The resolution is given by the properties of the beam.

Paul:

Should we have a common software for reducing data?

Tim:

We’re missing the reduce data application definition. We need interoperability. Intensity vs Q… sounds good, but still… The price you pay with co-refine datasets in two different instruments… What do all quantities mean in each instrument and for each person?

Chen:

True. For instance, in our instrument, we have a problem defining the coordinate system. samples with liquid surface vs. solid surface, they have conflicting definition of coordinates. We have to tell our users which is the coordinate system.

Tim:

In reflectometry we don’t have this problem.
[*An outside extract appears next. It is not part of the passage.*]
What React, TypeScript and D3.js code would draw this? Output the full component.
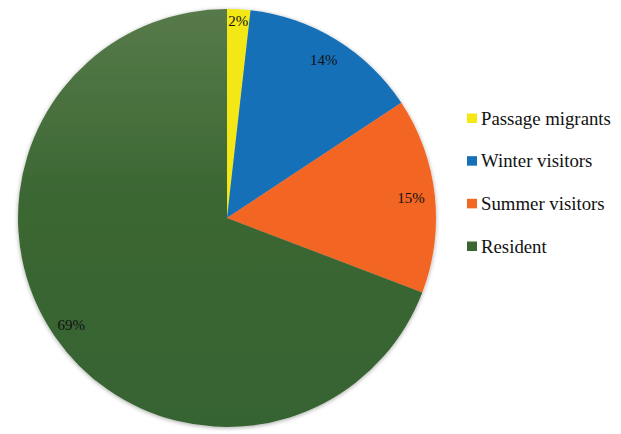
import * as d3 from "d3";

const categories = ["Passage migrants", "Winter visitors", "Summer visitors", "Resident"];
const shares = [1.8, 13.9, 15.1, 69.2];
const labels = ["2%", "14%", "15%", "69%"];
const colors = ["#f4e712", "#1570b8", "#f26522", "url(#greenGrad)"];
const legendColors = ["#f4e712", "#1570b8", "#f26522", "#3b6632"];

const serif = "Liberation Serif";

const App = () => {
  const cx = 227,
    cy = 218,
    radius = 209;

  const pie = d3.pie<number>().sort(null).value((d) => d);
  const arcs = pie(shares);
  const arc = d3.arc<d3.PieArcDatum<number>>().innerRadius(0).outerRadius(radius);
  const labelRadius = [197, 185, 185, 189];
  const legendY = d3.scalePoint().domain(categories).range([118, 246]);

  return (
    <svg width={621} height={434} style={{ position: "absolute", left: 0, top: 0 }}>
      <defs>
        <linearGradient id="greenGrad" gradientUnits="userSpaceOnUse" x1={0} y1={-radius} x2={0} y2={radius}>
          <stop offset="0%" stopColor="#577a4a" />
          <stop offset="45%" stopColor="#3b6733" />
          <stop offset="100%" stopColor="#366330" />
        </linearGradient>
        <filter id="shadow" x="-10%" y="-10%" width="120%" height="120%">
          <feDropShadow dx={0} dy={1} stdDeviation={2} floodColor="#000" floodOpacity={0.35} />
        </filter>
      </defs>
      <g transform={`translate(${cx}, ${cy})`}>
        <g filter="url(#shadow)">
          {arcs.map((d, i) => (
            <path key={i} d={arc(d) ?? ""} fill={colors[i]} />
          ))}
        </g>
        {arcs.map((d, i) => {
          const a = (d.startAngle + d.endAngle) / 2;
          return (
            <text
              key={i}
              x={Math.sin(a) * labelRadius[i]}
              y={-Math.cos(a) * labelRadius[i]}
              textAnchor="middle"
              dominantBaseline="central"
              fontSize={15}
              fill="#111"
              style={{ fontFamily: serif }}
            >
              {labels[i]}
            </text>
          );
        })}
      </g>
      <g>
        {categories.map((c, i) => {
          const y = legendY(c) ?? 0;
          return (
            <g key={c}>
              <rect x={467} y={y - 4.5} width={10} height={9.5} fill={legendColors[i]} />
              <text
                x={481}
                y={y}
                dominantBaseline="central"
                fontSize={18.8}
                fill="#111"
                style={{ fontFamily: serif }}
              >
                {c}
              </text>
            </g>
          );
        })}
      </g>
    </svg>
  );
};

export default App;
Everyone agrees that the z direction is perpendicular to the sample surface.

Chen:

Each Q has an actual associated intrinsic dq or is it computed by error propagation?

Tim:

You should actually measure dq, but in reality it is more complicated… you should observe reproducibility to assess the reliability of your instrument.

Chen:

Users measuring thin films … resolution… Do your users make a convolution of the error of not?

Tim:

It has been developed over time… We are off-topic People looking at thicker films approaching the size of the beam will need a good description of the resolution, we cannot hide it under the carpet anymore.

Tim:

Sometimes a decision taken about that something is correct, is not true six months later. In order to check that what you said was correct, you will need reusable data. FAIR data principles.

Juan:

A very high-level solution of the problem would be to have standard ways of reducing the data to in the end have a file with Q, R(Q), dQ, dR. Then one can compare measurements in one instrument with measurements of another instrument. Yet, I see that the problem is much more complicated than this “high level” ideal solution.

Paul:

If you have an error on your measurement, that can spoil all your subsequent analysis. You certainly want to have that error logged somehow. One very important related aspect is the question about the background. How to treat the background properly?

Tim:

This is a going on discussion which is important, we can come back to this later. Raise it again later.